It never fully utilizes the cores,
I agree. I suspect this could be mostly fixed by running Atlas-Native with a low thread count per task. But I am not going to install and operate LHC's distributed filesystem (...natively, that is. The VM jobs are most likely running that same filesystem too.), hence I will never find out for myself.
gives me various error message,
Yes. Just now I had all vbox based jobs go into "unmanageable" state on each of my computers. This incidence was likely caused by me downloading and/ or installing system updates, which I haven't done on these OSs for a while. Maybe it was caused by how the package manager installed the updates, or it was caused by the high internet bandwidth use during the downloading.

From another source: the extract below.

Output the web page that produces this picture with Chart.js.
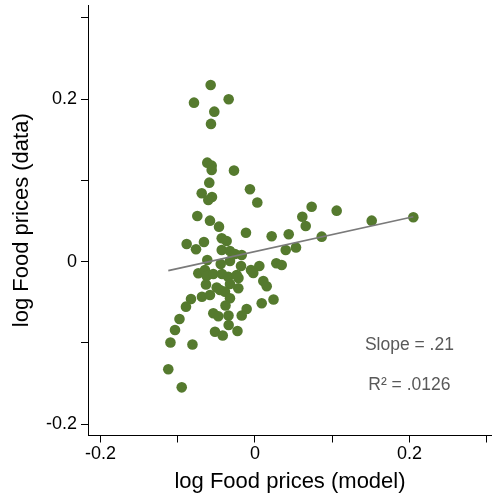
<!DOCTYPE html>
<html>
<head>
<meta charset="utf-8">
<script src="https://cdn.jsdelivr.net/npm/chart.js@4.4.1/dist/chart.umd.min.js"></script>
<style>
html,body{margin:0;padding:0;background:#fff;}
#wrap{width:492px;height:497px;}
</style>
</head>
<body>
<div id="wrap"><canvas id="c" width="492" height="497"></canvas></div>
<script>
// x values: log Food prices (model)
const modelX = [
 -0.0574,-0.0790,-0.0341,-0.0527,-0.0570,-0.0618,-0.0561,-0.0561,-0.0272,-0.0592,
 -0.0065,-0.0690,-0.0557,-0.0605,0.0030,-0.0747,-0.0583,-0.0466,-0.0117,0.0216,
 0.0437,0.0864,0.0734,0.1058,0.0613,0.0657,0.1512,0.2051,-0.0885,-0.0661,
 -0.0431,-0.0367,0.0398,0.0531,-0.0764,-0.0431,-0.0324,-0.0259,-0.0172,-0.0618,
 -0.0324,-0.0444,-0.0181,0.0056,0.0276,0.0346,-0.0052,-0.0022,-0.0734,-0.0648,
 -0.0626,-0.0540,-0.0427,-0.0346,-0.0237,-0.0214,0.0108,0.0152,-0.0635,-0.0496,
 -0.0453,-0.0324,-0.0216,-0.0389,-0.0829,-0.0687,-0.0583,0.0087,0.0240,-0.0324,
 -0.0894,-0.0382,-0.0108,-0.0172,-0.0540,-0.0475,-0.0343,-0.0978,-0.1036,-0.0518,
 -0.0418,-0.0341,-0.0227,-0.1095,-0.0810,-0.1123,-0.0949
];
// y values: log Food prices (data)
const dataY = [
 0.2176,0.1958,0.2000,0.1847,0.1696,0.1219,0.1182,0.1129,0.1121,0.0973,
 0.0892,0.0842,0.0797,0.0760,0.0729,0.0563,0.0505,0.0431,0.0357,0.0313,
 0.0337,0.0308,0.0677,0.0628,0.0554,0.0440,0.0505,0.0547,0.0218,0.0243,
 0.0288,0.0255,0.0144,0.0175,0.0153,0.0144,0.0132,0.0095,0.0083,0.0021,
 0.0009,-0.0028,-0.0053,-0.0053,-0.0020,-0.0041,-0.0102,-0.0139,-0.0143,-0.0102,
 -0.0176,-0.0151,-0.0151,-0.0185,-0.0164,-0.0201,-0.0238,-0.0303,-0.0281,-0.0318,
 -0.0349,-0.0275,-0.0328,-0.0369,-0.0459,-0.0431,-0.0410,-0.0512,-0.0466,-0.0451,
 -0.0554,-0.0539,-0.0583,-0.0663,-0.0635,-0.0672,-0.0663,-0.0706,-0.0841,-0.0862,
 -0.0909,-0.0780,-0.0853,-0.0995,-0.1020,-0.1325,-0.1547
];
// fitted line endpoints
const fitX = [-0.1123, 0.2051];
const fitY = [-0.0110, 0.0554];
// tick values and labels
const xTicks = [-0.2,-0.1,0,0.1,0.2,0.3];
const yTicks = [-0.2,-0.1,0,0.1,0.2,0.3];
const labeledTicks = {"-0.2":"-0.2","0":"0","0.2":"0.2"};
const xRange = [-0.2163, 0.307];
const yRange = [-0.214, 0.316];
// annotation texts
const noteTexts = ["Slope = .21", "R\u00b2 = .0126"];
const noteX = [0.2, 0.2];
const noteY = [-0.1026, -0.1518];

const points = modelX.map((x,i)=>({x:x,y:dataY[i]}));
const fitLine = fitX.map((x,i)=>({x:x,y:fitY[i]}));

const FONT = "'Liberation Sans', Arial, Helvetica, sans-serif";

function lbl(v){
  const k = String(Math.round(v*10)/10);
  return labeledTicks[k] !== undefined ? labeledTicks[k] : '';
}

const notesPlugin = {
  id:'notes',
  afterDatasetsDraw(chart){
    const ctx = chart.ctx, xs = chart.scales.x, ys = chart.scales.y;
    ctx.save();
    ctx.font = "17.5px " + FONT;
    ctx.fillStyle = '#595959';
    ctx.textAlign = 'center';
    ctx.textBaseline = 'middle';
    noteTexts.forEach((t,i)=>{
      ctx.fillText(t, xs.getPixelForValue(noteX[i]), ys.getPixelForValue(noteY[i]));
    });
    ctx.restore();
  }
};

new Chart(document.getElementById('c'), {
  type:'scatter',
  data:{
    datasets:[
      {type:'line', data:fitLine, borderColor:'#7a7a7a', borderWidth:1.6, pointRadius:0, fill:false, order:0},
      {type:'scatter', data:points, backgroundColor:'#557a2e', borderColor:'#557a2e', borderWidth:0, pointRadius:5.3, order:1}
    ]
  },
  options:{
    responsive:false,
    animation:false,
    devicePixelRatio:1,
    layout:{autoPadding:false, padding:{top:5,right:0,bottom:0,left:0}},
    plugins:{legend:{display:false}, tooltip:{enabled:false}},
    scales:{
      x:{
        type:'linear', min:xRange[0], max:xRange[1],
        afterBuildTicks(s){ s.ticks = xTicks.map(v=>({value:v})); },
        afterFit(s){ s.height = 61.5; s.paddingLeft = 0; s.paddingRight = 0; },
        grid:{drawOnChartArea:false, drawTicks:true, tickLength:7, tickColor:'#000', tickWidth:1},
        border:{display:true, color:'#000', width:1},
        ticks:{color:'#000', padding:1, maxRotation:0, autoSkip:false, font:{family:FONT, size:18}, callback:(v)=>lbl(v)},
        title:{display:true, text:'log Food prices (model)', color:'#000', font:{family:FONT, size:22}, padding:{top:0,bottom:2}}
      },
      y:{
        type:'linear', min:yRange[0], max:yRange[1],
        afterBuildTicks(s){ s.ticks = yTicks.map(v=>({value:v})); },
        afterFit(s){ s.width = 88; s.paddingTop = 0; s.paddingBottom = 0; },
        grid:{drawOnChartArea:false, drawTicks:true, tickLength:7, tickColor:'#000', tickWidth:1},
        border:{display:true, color:'#000', width:1},
        ticks:{color:'#000', padding:4, autoSkip:false, font:{family:FONT, size:18}, callback:(v)=>lbl(v)},
        title:{display:true, text:'log Food prices (data)', color:'#000', font:{family:FONT, size:22}, padding:{top:9,bottom:0}}
      }
    }
  },
  plugins:[notesPlugin]
});
</script>
</body>
</html>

On the first computer, I restarted the boinc client, and this resulted in the previously postponed vbox jobs to fail with computation error. I rebooted the other computers, and on these the jobs resumed were they stopped and appear to continue to run properly.
and/or waits for memory when plenty is available.
Did you remember to set "When computer is in use | is not in use, use at most [ . . . ] %" to something like 90 %?
Still, it seems to me that the vbox jobs allocate fewer memory than what the boinc client is told that their (peak) RAM usage will be. This surprises me; I thought vbox allocates the whole RAM, which a VM is meant to get, right away at the start of the VM.
For me that means 90 % RAM granted to boinc = 60 % actually used. (Running the native application with its lower RAM requirement would solve this AFAIK. But again: No, thank you very much, I'm not going to manage a distributed filesystem on my computers.) Two boinc clients could be used to work around that, but then extra caution needs to be applied to not to exceed the available RAM.